» THE PROBLEM: Set the listing down again in full, word for word, with the pictures left out.

» SUPPLIED INFORMATION:

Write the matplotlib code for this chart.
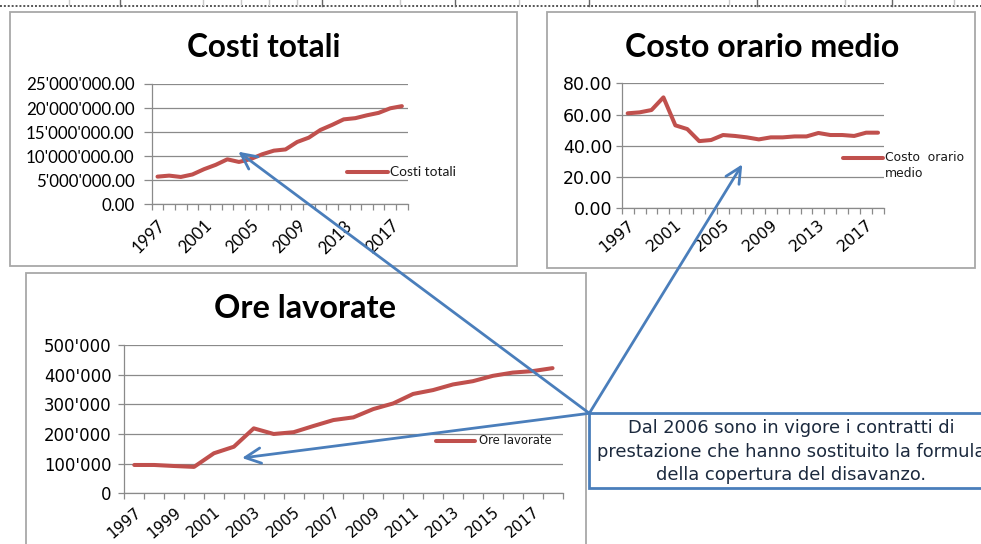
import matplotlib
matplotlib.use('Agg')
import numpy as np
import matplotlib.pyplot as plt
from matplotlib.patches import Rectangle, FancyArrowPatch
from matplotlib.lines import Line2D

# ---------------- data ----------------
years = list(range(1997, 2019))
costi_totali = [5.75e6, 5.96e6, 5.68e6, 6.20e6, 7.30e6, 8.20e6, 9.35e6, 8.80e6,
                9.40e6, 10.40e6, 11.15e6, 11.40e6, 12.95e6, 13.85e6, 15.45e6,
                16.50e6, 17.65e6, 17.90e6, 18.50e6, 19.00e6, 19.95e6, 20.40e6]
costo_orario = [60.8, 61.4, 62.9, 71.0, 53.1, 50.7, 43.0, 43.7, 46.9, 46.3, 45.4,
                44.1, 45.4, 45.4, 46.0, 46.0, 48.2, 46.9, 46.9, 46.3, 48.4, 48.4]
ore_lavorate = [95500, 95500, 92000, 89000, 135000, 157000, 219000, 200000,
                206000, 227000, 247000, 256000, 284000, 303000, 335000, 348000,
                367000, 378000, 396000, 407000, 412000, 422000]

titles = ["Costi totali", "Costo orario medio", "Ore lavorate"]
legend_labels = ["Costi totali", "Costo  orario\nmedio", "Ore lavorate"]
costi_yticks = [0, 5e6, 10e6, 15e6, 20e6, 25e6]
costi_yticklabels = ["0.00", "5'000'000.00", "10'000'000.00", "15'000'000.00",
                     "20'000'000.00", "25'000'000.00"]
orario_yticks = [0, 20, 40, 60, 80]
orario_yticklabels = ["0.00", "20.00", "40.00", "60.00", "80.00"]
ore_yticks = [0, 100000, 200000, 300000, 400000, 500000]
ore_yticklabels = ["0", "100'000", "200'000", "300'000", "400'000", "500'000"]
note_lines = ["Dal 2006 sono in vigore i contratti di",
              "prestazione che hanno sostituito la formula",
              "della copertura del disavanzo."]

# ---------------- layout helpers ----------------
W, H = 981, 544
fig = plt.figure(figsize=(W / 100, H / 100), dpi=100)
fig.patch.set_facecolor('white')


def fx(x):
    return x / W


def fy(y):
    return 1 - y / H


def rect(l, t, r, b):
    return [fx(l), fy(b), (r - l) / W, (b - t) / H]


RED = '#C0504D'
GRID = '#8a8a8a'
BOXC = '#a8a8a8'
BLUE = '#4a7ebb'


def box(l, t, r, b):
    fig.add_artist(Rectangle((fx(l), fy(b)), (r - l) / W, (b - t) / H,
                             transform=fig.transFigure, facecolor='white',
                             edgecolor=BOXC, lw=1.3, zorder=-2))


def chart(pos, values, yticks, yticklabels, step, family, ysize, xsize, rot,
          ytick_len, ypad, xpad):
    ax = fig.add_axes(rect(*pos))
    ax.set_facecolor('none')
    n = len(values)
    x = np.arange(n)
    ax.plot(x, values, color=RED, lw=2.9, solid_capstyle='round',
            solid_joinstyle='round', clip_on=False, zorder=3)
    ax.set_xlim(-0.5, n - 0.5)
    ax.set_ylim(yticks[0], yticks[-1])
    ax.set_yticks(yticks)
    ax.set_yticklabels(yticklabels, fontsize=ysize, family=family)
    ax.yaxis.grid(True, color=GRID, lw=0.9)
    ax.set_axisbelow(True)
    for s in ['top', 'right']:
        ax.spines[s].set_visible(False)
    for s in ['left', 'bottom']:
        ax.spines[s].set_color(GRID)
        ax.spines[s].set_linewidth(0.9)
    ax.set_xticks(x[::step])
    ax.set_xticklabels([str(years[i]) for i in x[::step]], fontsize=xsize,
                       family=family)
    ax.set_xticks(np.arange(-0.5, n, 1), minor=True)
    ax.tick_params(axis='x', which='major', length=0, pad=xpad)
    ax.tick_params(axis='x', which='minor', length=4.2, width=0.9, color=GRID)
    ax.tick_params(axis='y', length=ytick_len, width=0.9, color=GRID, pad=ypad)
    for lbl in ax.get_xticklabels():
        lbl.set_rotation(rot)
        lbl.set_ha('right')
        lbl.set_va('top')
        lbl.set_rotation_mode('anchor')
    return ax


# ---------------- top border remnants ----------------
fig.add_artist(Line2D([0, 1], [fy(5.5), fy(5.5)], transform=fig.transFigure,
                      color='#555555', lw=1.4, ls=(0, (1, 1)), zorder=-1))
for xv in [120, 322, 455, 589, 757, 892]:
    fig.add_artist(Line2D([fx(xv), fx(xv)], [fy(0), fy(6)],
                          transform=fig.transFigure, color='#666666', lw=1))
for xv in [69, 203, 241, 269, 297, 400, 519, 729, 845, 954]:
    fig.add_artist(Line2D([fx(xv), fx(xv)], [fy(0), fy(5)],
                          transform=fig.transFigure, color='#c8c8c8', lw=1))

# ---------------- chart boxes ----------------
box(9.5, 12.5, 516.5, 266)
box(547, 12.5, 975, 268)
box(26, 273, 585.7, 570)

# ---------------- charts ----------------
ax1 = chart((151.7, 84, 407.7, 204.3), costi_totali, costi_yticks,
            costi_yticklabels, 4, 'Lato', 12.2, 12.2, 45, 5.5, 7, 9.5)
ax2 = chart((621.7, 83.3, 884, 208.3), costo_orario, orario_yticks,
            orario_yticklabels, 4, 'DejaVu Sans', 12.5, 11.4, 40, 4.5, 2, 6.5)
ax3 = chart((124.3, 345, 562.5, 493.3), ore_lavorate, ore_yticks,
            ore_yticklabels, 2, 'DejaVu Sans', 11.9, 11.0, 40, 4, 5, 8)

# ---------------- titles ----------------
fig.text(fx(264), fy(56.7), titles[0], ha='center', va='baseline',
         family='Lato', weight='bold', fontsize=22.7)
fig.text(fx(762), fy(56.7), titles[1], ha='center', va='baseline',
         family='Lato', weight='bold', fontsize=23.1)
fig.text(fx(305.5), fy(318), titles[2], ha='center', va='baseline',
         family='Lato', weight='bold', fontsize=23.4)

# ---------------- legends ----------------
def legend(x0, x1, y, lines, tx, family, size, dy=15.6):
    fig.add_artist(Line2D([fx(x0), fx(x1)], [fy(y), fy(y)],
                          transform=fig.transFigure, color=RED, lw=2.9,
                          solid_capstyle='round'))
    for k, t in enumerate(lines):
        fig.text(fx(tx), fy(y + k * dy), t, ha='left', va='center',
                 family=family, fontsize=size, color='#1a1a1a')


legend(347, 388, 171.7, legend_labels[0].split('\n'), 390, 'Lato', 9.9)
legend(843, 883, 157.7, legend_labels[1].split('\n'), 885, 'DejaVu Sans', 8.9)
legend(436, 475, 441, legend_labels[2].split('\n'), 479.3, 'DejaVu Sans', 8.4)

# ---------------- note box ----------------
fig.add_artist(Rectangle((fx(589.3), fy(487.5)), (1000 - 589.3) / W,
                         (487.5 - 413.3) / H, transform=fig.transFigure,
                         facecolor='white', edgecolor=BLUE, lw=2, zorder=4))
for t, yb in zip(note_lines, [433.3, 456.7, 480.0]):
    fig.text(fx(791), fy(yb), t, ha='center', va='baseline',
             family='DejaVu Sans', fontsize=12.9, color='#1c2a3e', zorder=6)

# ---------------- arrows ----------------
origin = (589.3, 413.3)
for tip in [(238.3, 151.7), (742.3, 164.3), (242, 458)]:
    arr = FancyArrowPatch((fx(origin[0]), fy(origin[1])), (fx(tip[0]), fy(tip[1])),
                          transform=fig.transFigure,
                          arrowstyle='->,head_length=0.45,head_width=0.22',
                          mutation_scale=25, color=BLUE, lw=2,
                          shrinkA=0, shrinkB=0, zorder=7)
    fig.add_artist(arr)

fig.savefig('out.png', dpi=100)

» SOLUTION TO THIS PROBLEM:
Write the matplotlib code for this chart.
import matplotlib
matplotlib.use('Agg')
import numpy as np
import matplotlib.pyplot as plt
from matplotlib.patches import Rectangle, FancyArrowPatch
from matplotlib.lines import Line2D

# ---------------- data ----------------
years = list(range(1997, 2019))
costi_totali = [5.75e6, 5.96e6, 5.68e6, 6.20e6, 7.30e6, 8.20e6, 9.35e6, 8.80e6,
                9.40e6, 10.40e6, 11.15e6, 11.40e6, 12.95e6, 13.85e6, 15.45e6,
                16.50e6, 17.65e6, 17.90e6, 18.50e6, 19.00e6, 19.95e6, 20.40e6]
costo_orario = [60.8, 61.4, 62.9, 71.0, 53.1, 50.7, 43.0, 43.7, 46.9, 46.3, 45.4,
                44.1, 45.4, 45.4, 46.0, 46.0, 48.2, 46.9, 46.9, 46.3, 48.4, 48.4]
ore_lavorate = [95500, 95500, 92000, 89000, 135000, 157000, 219000, 200000,
                206000, 227000, 247000, 256000, 284000, 303000, 335000, 348000,
                367000, 378000, 396000, 407000, 412000, 422000]

titles = ["Costi totali", "Costo orario medio", "Ore lavorate"]
legend_labels = ["Costi totali", "Costo  orario\nmedio", "Ore lavorate"]
costi_yticks = [0, 5e6, 10e6, 15e6, 20e6, 25e6]
costi_yticklabels = ["0.00", "5'000'000.00", "10'000'000.00", "15'000'000.00",
                     "20'000'000.00", "25'000'000.00"]
orario_yticks = [0, 20, 40, 60, 80]
orario_yticklabels = ["0.00", "20.00", "40.00", "60.00", "80.00"]
ore_yticks = [0, 100000, 200000, 300000, 400000, 500000]
ore_yticklabels = ["0", "100'000", "200'000", "300'000", "400'000", "500'000"]
note_lines = ["Dal 2006 sono in vigore i contratti di",
              "prestazione che hanno sostituito la formula",
              "della copertura del disavanzo."]

# ---------------- layout helpers ----------------
W, H = 981, 544
fig = plt.figure(figsize=(W / 100, H / 100), dpi=100)
fig.patch.set_facecolor('white')


def fx(x):
    return x / W


def fy(y):
    return 1 - y / H


def rect(l, t, r, b):
    return [fx(l), fy(b), (r - l) / W, (b - t) / H]


RED = '#C0504D'
GRID = '#8a8a8a'
BOXC = '#a8a8a8'
BLUE = '#4a7ebb'


def box(l, t, r, b):
    fig.add_artist(Rectangle((fx(l), fy(b)), (r - l) / W, (b - t) / H,
                             transform=fig.transFigure, facecolor='white',
                             edgecolor=BOXC, lw=1.3, zorder=-2))


def chart(pos, values, yticks, yticklabels, step, family, ysize, xsize, rot,
          ytick_len, ypad, xpad):
    ax = fig.add_axes(rect(*pos))
    ax.set_facecolor('none')
    n = len(values)
    x = np.arange(n)
    ax.plot(x, values, color=RED, lw=2.9, solid_capstyle='round',
            solid_joinstyle='round', clip_on=False, zorder=3)
    ax.set_xlim(-0.5, n - 0.5)
    ax.set_ylim(yticks[0], yticks[-1])
    ax.set_yticks(yticks)
    ax.set_yticklabels(yticklabels, fontsize=ysize, family=family)
    ax.yaxis.grid(True, color=GRID, lw=0.9)
    ax.set_axisbelow(True)
    for s in ['top', 'right']:
        ax.spines[s].set_visible(False)
    for s in ['left', 'bottom']:
        ax.spines[s].set_color(GRID)
        ax.spines[s].set_linewidth(0.9)
    ax.set_xticks(x[::step])
    ax.set_xticklabels([str(years[i]) for i in x[::step]], fontsize=xsize,
                       family=family)
    ax.set_xticks(np.arange(-0.5, n, 1), minor=True)
    ax.tick_params(axis='x', which='major', length=0, pad=xpad)
    ax.tick_params(axis='x', which='minor', length=4.2, width=0.9, color=GRID)
    ax.tick_params(axis='y', length=ytick_len, width=0.9, color=GRID, pad=ypad)
    for lbl in ax.get_xticklabels():
        lbl.set_rotation(rot)
        lbl.set_ha('right')
        lbl.set_va('top')
        lbl.set_rotation_mode('anchor')
    return ax


# ---------------- top border remnants ----------------
fig.add_artist(Line2D([0, 1], [fy(5.5), fy(5.5)], transform=fig.transFigure,
                      color='#555555', lw=1.4, ls=(0, (1, 1)), zorder=-1))
for xv in [120, 322, 455, 589, 757, 892]:
    fig.add_artist(Line2D([fx(xv), fx(xv)], [fy(0), fy(6)],
                          transform=fig.transFigure, color='#666666', lw=1))
for xv in [69, 203, 241, 269, 297, 400, 519, 729, 845, 954]:
    fig.add_artist(Line2D([fx(xv), fx(xv)], [fy(0), fy(5)],
                          transform=fig.transFigure, color='#c8c8c8', lw=1))

# ---------------- chart boxes ----------------
box(9.5, 12.5, 516.5, 266)
box(547, 12.5, 975, 268)
box(26, 273, 585.7, 570)

# ---------------- charts ----------------
ax1 = chart((151.7, 84, 407.7, 204.3), costi_totali, costi_yticks,
            costi_yticklabels, 4, 'Lato', 12.2, 12.2, 45, 5.5, 7, 9.5)
ax2 = chart((621.7, 83.3, 884, 208.3), costo_orario, orario_yticks,
            orario_yticklabels, 4, 'DejaVu Sans', 12.5, 11.4, 40, 4.5, 2, 6.5)
ax3 = chart((124.3, 345, 562.5, 493.3), ore_lavorate, ore_yticks,
            ore_yticklabels, 2, 'DejaVu Sans', 11.9, 11.0, 40, 4, 5, 8)

# ---------------- titles ----------------
fig.text(fx(264), fy(56.7), titles[0], ha='center', va='baseline',
         family='Lato', weight='bold', fontsize=22.7)
fig.text(fx(762), fy(56.7), titles[1], ha='center', va='baseline',
         family='Lato', weight='bold', fontsize=23.1)
fig.text(fx(305.5), fy(318), titles[2], ha='center', va='baseline',
         family='Lato', weight='bold', fontsize=23.4)

# ---------------- legends ----------------
def legend(x0, x1, y, lines, tx, family, size, dy=15.6):
    fig.add_artist(Line2D([fx(x0), fx(x1)], [fy(y), fy(y)],
                          transform=fig.transFigure, color=RED, lw=2.9,
                          solid_capstyle='round'))
    for k, t in enumerate(lines):
        fig.text(fx(tx), fy(y + k * dy), t, ha='left', va='center',
                 family=family, fontsize=size, color='#1a1a1a')


legend(347, 388, 171.7, legend_labels[0].split('\n'), 390, 'Lato', 9.9)
legend(843, 883, 157.7, legend_labels[1].split('\n'), 885, 'DejaVu Sans', 8.9)
legend(436, 475, 441, legend_labels[2].split('\n'), 479.3, 'DejaVu Sans', 8.4)

# ---------------- note box ----------------
fig.add_artist(Rectangle((fx(589.3), fy(487.5)), (1000 - 589.3) / W,
                         (487.5 - 413.3) / H, transform=fig.transFigure,
                         facecolor='white', edgecolor=BLUE, lw=2, zorder=4))
for t, yb in zip(note_lines, [433.3, 456.7, 480.0]):
    fig.text(fx(791), fy(yb), t, ha='center', va='baseline',
             family='DejaVu Sans', fontsize=12.9, color='#1c2a3e', zorder=6)

# ---------------- arrows ----------------
origin = (589.3, 413.3)
for tip in [(238.3, 151.7), (742.3, 164.3), (242, 458)]:
    arr = FancyArrowPatch((fx(origin[0]), fy(origin[1])), (fx(tip[0]), fy(tip[1])),
                          transform=fig.transFigure,
                          arrowstyle='->,head_length=0.45,head_width=0.22',
                          mutation_scale=25, color=BLUE, lw=2,
                          shrinkA=0, shrinkB=0, zorder=7)
    fig.add_artist(arr)

fig.savefig('out.png', dpi=100)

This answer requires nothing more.